In your search, you’ve probably heard or seen the terms “pre-approval” and “pre-qualification.” They may seem similar, but they have two very different functions.
Talking to a lender about getting pre-qualified is a good first step if you’re unsure how much home you can afford. The lender will ask a few basic questions about your employment and financial status. With that information, they’ll create a rough estimate for you, letting you know how big of a home loan you might be able to expect. In other words, they’ll give you an idea of how much home you may be able to afford.
This step is only preliminary and is not a guarantee of a loan. In terms of buying a home, it’s something that will help you get an idea of what price range to look in. A pre-qualification isn’t a way to show a seller that you’re serious, though. For that, you need to get pre-approved.
Much more involved than a pre-qualification, a pre-approval for a mortgage will give you a taste of the kind of information you’ll need when you apply for the loan. The lender will request specific documents including tax returns, bank statements, and employment verification. They will also run a credit report.
A pre-approval is not a guarantee that you will get the mortgage when you’re ready to buy. Rather, it shows that you’re likely to be approved and that, as of right now, you appear to be a good candidate for a mortgage. Pre-approval letters show sellers that you’re a serious buyer with the potential to make it to the closing table. In a competitive market with low inventory, this can help you stand out from other buyers.
Things to Keep In Mind
There are a few things to keep in mind as you go through the pre-qualification and pre-approval process.
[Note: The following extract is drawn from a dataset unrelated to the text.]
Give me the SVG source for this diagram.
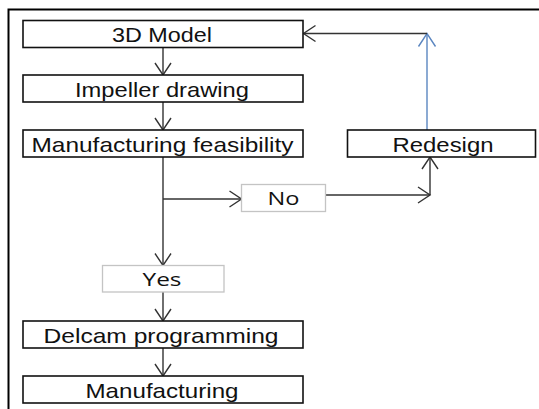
<svg xmlns="http://www.w3.org/2000/svg" width="539" height="409" viewBox="0 0 539 409">
<defs>
<style>
.box{fill:#fff;stroke:#111;stroke-width:1.6}
.lbox{fill:#fff;stroke:#c4c4c4;stroke-width:1.3}
.t{font-family:"Liberation Sans",Arial,sans-serif;font-size:21px;fill:#111;text-anchor:middle}
.t2{font-family:"Open Sans","Liberation Sans",sans-serif;font-size:19px;fill:#111;text-anchor:middle}
.c{fill:none;stroke:#333;stroke-width:1.4}
.cb{fill:none;stroke:#5b86c0;stroke-width:1.4}
</style>
<marker id="ah" viewBox="-14 -10 16 20" refX="0" refY="0" markerWidth="16" markerHeight="20" markerUnits="userSpaceOnUse" orient="auto">
<path d="M-12,-8 L0,0 L-12,8" fill="none" stroke="#333" stroke-width="1.4"/>
</marker>
<marker id="ahb" viewBox="-14 -10 16 20" refX="0" refY="0" markerWidth="16" markerHeight="20" markerUnits="userSpaceOnUse" orient="auto">
<path d="M-13,-8.5 L0,0 L-13,8.5" fill="none" stroke="#5b86c0" stroke-width="1.4"/>
</marker>
</defs>
<rect width="539" height="409" fill="#fff"/>
<path d="M8.5,409 L8.5,9.5 L539,9.5" fill="none" stroke="#000" stroke-width="2"/>
<g id="connectors">
<path class="c" d="M163,48 L163,75" marker-end="url(#ah)"/>
<path class="c" d="M163,102 L163,130" marker-end="url(#ah)"/>
<path class="c" d="M163,157 L163,265.5" marker-end="url(#ah)"/>
<path class="c" d="M163,199 L241.5,199" marker-end="url(#ah)"/>
<path class="c" d="M325,195 L430,195" marker-end="url(#ah)"/>
<path class="c" d="M430,195 L430,157" marker-end="url(#ah)"/>
<path class="cb" d="M427,130 L427,33.5" marker-end="url(#ahb)"/>
<path class="c" d="M427,33.5 L303.5,33.5" marker-end="url(#ah)"/>
<path class="c" d="M163,292 L163,321" marker-end="url(#ah)"/>
<path class="c" d="M163,348 L163,376" marker-end="url(#ah)"/>
</g>
<g id="model3d"><rect class="box" x="23" y="20.5" width="280" height="27"/><text class="t" x="162" y="42" textLength="100" lengthAdjust="spacingAndGlyphs">3D Model</text></g>
<g id="impeller"><rect class="box" x="23" y="75" width="280" height="27"/><text class="t" x="162" y="96.5" textLength="174" lengthAdjust="spacingAndGlyphs">Impeller drawing</text></g>
<g id="feasibility"><rect class="box" x="23" y="130" width="280" height="27"/><text class="t" x="162.5" y="151.5" textLength="262" lengthAdjust="spacingAndGlyphs">Manufacturing feasibility</text></g>
<g id="redesign"><rect class="box" x="347.5" y="130" width="188" height="27"/><text class="t" x="443" y="151.5" textLength="101" lengthAdjust="spacingAndGlyphs">Redesign</text></g>
<g id="no"><rect class="lbox" x="241.5" y="184.5" width="84" height="27"/><text class="t2" x="283.5" y="205" textLength="32" lengthAdjust="spacingAndGlyphs">No</text></g>
<g id="yes"><rect class="lbox" x="102.5" y="265.5" width="121.5" height="26.5"/><text class="t2" x="162" y="286" textLength="39" lengthAdjust="spacingAndGlyphs">Yes</text></g>
<g id="delcam"><rect class="box" x="23" y="321" width="280" height="27"/><text class="t" x="161" y="342.5" textLength="235" lengthAdjust="spacingAndGlyphs">Delcam programming</text></g>
<g id="manufacturing"><rect class="box" x="23" y="376" width="280" height="27"/><text class="t" x="162" y="397.5" textLength="153" lengthAdjust="spacingAndGlyphs">Manufacturing</text></g>
</svg>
- Don’t get a pre-approval until you’re ready to buy - especially if you think your financial or employment situation will change.
- Talk to multiple lenders to find the best loan for you. Every mortgage company offers their own products, and rates and fees will vary.
- Before you get pre-approved, make sure your income is steady and your credit is clean.
- Once you start the financing process, from pre-approval until you get to the closing table, don’t change jobs or take on any new debt. This will affect your financing and possibly kill the deal.
Whenever you’re ready to start the process of buying a new home, talk to a lender to get an idea of what you can afford and what kind of home loan options are available to you.